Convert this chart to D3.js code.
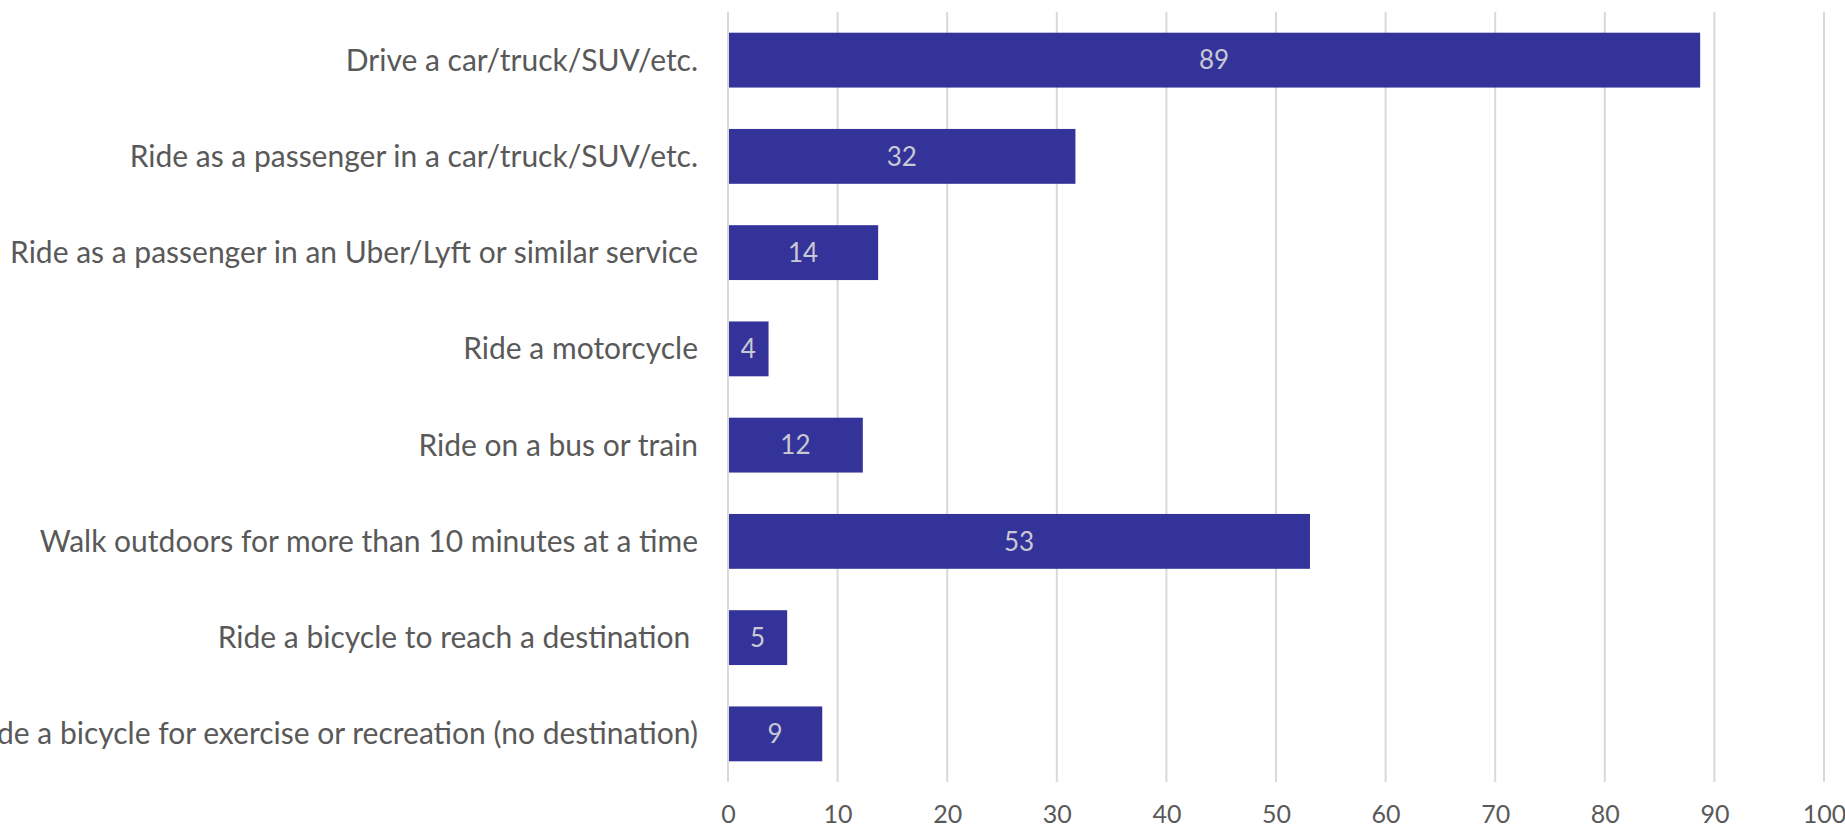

..............................

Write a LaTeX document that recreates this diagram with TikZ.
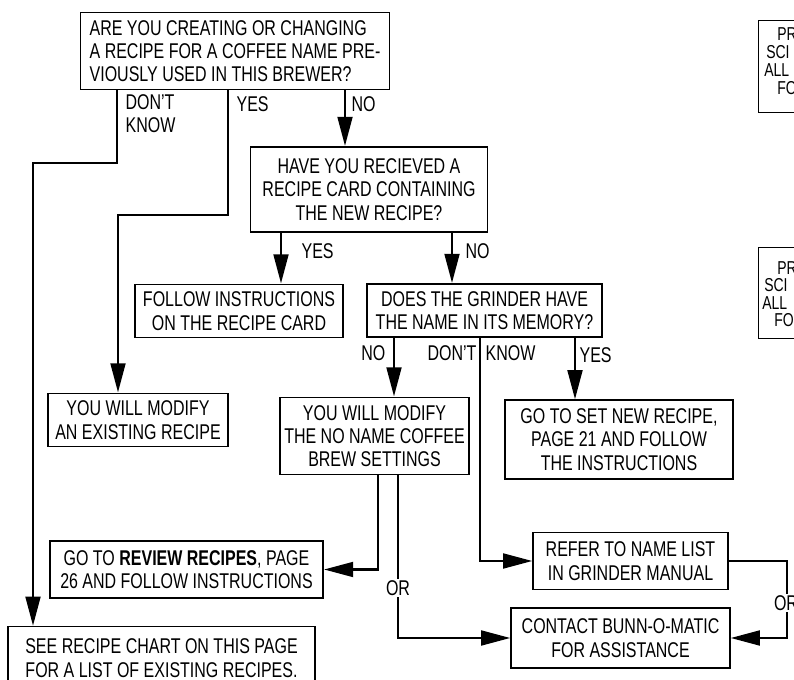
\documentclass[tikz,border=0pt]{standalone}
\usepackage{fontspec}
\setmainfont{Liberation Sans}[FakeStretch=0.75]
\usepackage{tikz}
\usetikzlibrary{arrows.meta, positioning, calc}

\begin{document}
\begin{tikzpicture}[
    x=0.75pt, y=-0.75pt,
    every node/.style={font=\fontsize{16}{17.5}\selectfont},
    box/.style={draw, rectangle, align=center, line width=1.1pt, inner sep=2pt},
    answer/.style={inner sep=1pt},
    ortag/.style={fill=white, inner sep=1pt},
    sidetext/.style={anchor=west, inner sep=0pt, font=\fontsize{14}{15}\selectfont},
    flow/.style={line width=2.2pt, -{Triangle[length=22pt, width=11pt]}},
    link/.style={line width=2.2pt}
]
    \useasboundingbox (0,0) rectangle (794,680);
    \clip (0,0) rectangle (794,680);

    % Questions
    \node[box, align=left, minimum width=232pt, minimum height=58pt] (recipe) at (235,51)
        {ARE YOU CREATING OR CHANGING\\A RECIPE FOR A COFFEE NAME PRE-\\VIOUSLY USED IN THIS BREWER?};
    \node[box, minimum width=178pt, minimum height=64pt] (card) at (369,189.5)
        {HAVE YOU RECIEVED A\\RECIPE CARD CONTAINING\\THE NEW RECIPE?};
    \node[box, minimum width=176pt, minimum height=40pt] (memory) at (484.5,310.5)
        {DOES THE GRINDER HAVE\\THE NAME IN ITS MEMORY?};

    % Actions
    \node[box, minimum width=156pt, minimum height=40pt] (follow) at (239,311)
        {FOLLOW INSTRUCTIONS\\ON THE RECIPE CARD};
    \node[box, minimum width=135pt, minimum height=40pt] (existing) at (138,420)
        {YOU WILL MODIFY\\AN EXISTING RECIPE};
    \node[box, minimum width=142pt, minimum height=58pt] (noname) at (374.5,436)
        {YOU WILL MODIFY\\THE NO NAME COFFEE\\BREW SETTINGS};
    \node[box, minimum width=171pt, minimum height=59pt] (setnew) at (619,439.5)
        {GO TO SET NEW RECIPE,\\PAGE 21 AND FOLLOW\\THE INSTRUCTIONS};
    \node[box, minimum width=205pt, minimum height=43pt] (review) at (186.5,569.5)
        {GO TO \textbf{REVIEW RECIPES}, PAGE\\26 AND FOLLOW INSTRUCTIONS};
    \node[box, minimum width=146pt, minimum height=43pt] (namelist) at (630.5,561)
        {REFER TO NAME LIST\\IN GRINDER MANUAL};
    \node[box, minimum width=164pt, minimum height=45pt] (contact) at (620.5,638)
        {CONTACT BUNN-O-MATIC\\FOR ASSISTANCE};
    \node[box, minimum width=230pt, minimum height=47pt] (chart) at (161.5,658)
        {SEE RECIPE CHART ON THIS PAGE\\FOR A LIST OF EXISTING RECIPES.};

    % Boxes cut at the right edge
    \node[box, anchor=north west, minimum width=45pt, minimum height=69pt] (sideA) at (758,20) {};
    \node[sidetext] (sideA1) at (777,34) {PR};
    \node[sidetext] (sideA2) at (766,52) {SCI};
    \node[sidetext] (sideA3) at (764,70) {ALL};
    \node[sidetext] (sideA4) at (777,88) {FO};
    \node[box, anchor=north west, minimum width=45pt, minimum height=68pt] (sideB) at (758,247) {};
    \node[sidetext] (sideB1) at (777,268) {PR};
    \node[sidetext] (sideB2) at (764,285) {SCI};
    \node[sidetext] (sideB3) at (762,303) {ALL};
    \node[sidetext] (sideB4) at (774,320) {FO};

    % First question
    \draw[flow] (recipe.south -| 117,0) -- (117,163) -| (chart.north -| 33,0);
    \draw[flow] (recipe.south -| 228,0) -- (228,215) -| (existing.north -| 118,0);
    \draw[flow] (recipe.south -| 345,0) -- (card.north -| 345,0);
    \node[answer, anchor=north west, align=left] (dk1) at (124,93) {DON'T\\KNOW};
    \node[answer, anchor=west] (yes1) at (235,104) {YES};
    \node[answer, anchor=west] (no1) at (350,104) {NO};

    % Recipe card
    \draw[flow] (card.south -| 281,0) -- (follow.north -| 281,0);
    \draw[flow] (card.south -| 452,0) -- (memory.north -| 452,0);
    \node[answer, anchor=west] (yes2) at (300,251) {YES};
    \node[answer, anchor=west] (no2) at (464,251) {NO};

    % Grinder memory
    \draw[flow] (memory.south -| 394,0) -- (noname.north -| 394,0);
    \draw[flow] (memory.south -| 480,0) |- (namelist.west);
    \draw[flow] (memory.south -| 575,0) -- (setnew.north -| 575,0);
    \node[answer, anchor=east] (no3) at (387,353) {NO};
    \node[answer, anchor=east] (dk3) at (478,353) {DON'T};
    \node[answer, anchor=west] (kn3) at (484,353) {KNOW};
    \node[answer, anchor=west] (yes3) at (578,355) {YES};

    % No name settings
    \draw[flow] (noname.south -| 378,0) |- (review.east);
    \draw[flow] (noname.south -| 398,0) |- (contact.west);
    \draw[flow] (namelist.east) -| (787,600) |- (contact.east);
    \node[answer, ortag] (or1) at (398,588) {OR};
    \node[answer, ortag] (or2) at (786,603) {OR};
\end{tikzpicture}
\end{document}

..............................

## Your task
Leave out the pictures and quote exactly the lines from the one where "Write a LaTeX" appears to the one where "THE GRINDER HAVE\\THE" appears, both ends counted.

## The solution
Write a LaTeX document that recreates this diagram with TikZ.
\documentclass[tikz,border=0pt]{standalone}
\usepackage{fontspec}
\setmainfont{Liberation Sans}[FakeStretch=0.75]
\usepackage{tikz}
\usetikzlibrary{arrows.meta, positioning, calc}

\begin{document}
\begin{tikzpicture}[
    x=0.75pt, y=-0.75pt,
    every node/.style={font=\fontsize{16}{17.5}\selectfont},
    box/.style={draw, rectangle, align=center, line width=1.1pt, inner sep=2pt},
    answer/.style={inner sep=1pt},
    ortag/.style={fill=white, inner sep=1pt},
    sidetext/.style={anchor=west, inner sep=0pt, font=\fontsize{14}{15}\selectfont},
    flow/.style={line width=2.2pt, -{Triangle[length=22pt, width=11pt]}},
    link/.style={line width=2.2pt}
]
    \useasboundingbox (0,0) rectangle (794,680);
    \clip (0,0) rectangle (794,680);

    % Questions
    \node[box, align=left, minimum width=232pt, minimum height=58pt] (recipe) at (235,51)
        {ARE YOU CREATING OR CHANGING\\A RECIPE FOR A COFFEE NAME PRE-\\VIOUSLY USED IN THIS BREWER?};
    \node[box, minimum width=178pt, minimum height=64pt] (card) at (369,189.5)
        {HAVE YOU RECIEVED A\\RECIPE CARD CONTAINING\\THE NEW RECIPE?};
    \node[box, minimum width=176pt, minimum height=40pt] (memory) at (484.5,310.5)
        {DOES THE GRINDER HAVE\\THE NAME IN ITS MEMORY?};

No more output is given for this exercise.